AUNT SARAH'S CUCUMBER PICKLES
Always use the cucumbers which come late in the season for pickles.
Cut small green cucumbers from vine, leaving a half-inch of stem.
Scrub with vegetable brush, place in a bowl and pour over a brine
almost strong enough to float an egg; 3/4 cup of salt to seven cups of
cold water is about the right proportion. Allow them to stand over
night in this brine. Drain off salt water in the morning. Heat a small
quantity of the salt water and pour over small onions w
ich have been
"skinned." Use half the quantity of onions you have of cucumbers, or
less. Allow the onions to stand in hot salt water on back of range a
short time. Heat 1 cup of good sharp cider vinegar, if too sour, add
1/2 cup of water, also add 1 teaspoonful of sugar, a couple of whole
cloves; add cucumbers and onions (drained from salt water, after
piercing each cucumber several times with a silver fork).
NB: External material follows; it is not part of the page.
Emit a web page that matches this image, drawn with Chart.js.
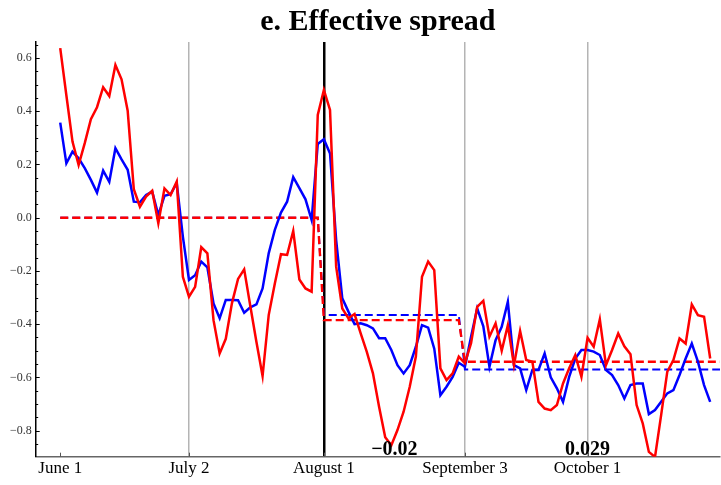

Place a
layer at a time in an agate stew-pan containing hot vinegar. Allow
them to remain a few minutes until heated through, when fill heated
glass jars with cucumbers and onions; pour hot vinegar over until jars
are quite full. Place rubbers on jars and screw on tops. These pickles
will be found, when jars are opened in six months' time, almost as
crisp and fine as when pickles are prepared, when taken fresh from the
vines in summer. Allow jars to stand 12 hours, when screw down tops
again. Press a knife around the edge of jar tops before standing away
to be sure the jars are perfectly air-tight.